The function and spending of the Joint Safety Institute and Joint Training Institute have been the subject of questions for years. Over the past dozen years, the two trusts — which have tax-exempt status — have received $41 million from the DWP. The trusts are jointly run by the DWP and its labor union, the International Brotherhood of Electrical Workers, Local 18. 

The trusts were created by the Los Angeles City Council in 2000 and 2002 to develop safety initiatives and programs to reduce injury rates, according to DWP officials. 

"The issue that really is on the table is linking the expenditures with these activities and results," said DWP Commission President Mel Levine. 
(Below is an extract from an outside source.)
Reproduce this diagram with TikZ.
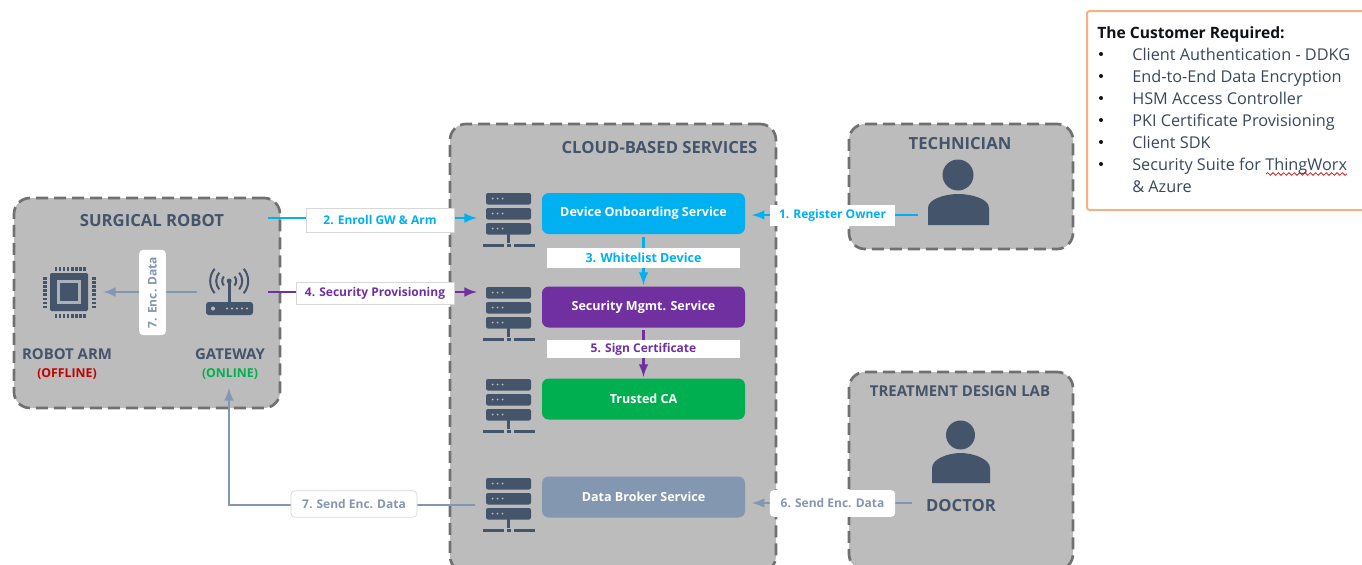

Levine and his colleagues want to see detailed spending records by their next board meeting to get a better idea of where ratepayers' money is going. Beyond that, some commissioners questioned why the trusts' functions can't be performed by the utility itself. 

"I'm still not clear if there are internal training programs within DWP, why are these additional ones needed?," said Commissioner Jill Banks Barad. "I still don't understand why you had to create these two institutes." 

The two similarly named groups share the same group of trustees, including IBEW's Brian D'Arcy and DWP General Manager Ron Nichols.

In addressing the board, Nichols said one advantage of the trusts is that they are more nimble than the much larger DWP and it doesn't take them as long to vet safety policies and contracts. However, he added, "there is no reason for not having greater transparency with respect to this."

The inquiry comes at the same time City Controller Ron Galperin is auditing the trusts. In a letter to Nichols, Galperin said he's seeking details on expenses, payroll and lease agreements, as well as meeting minutes, performance metrics and budget documents. In total, the controller wants three years worth of financial records by Oct. 11.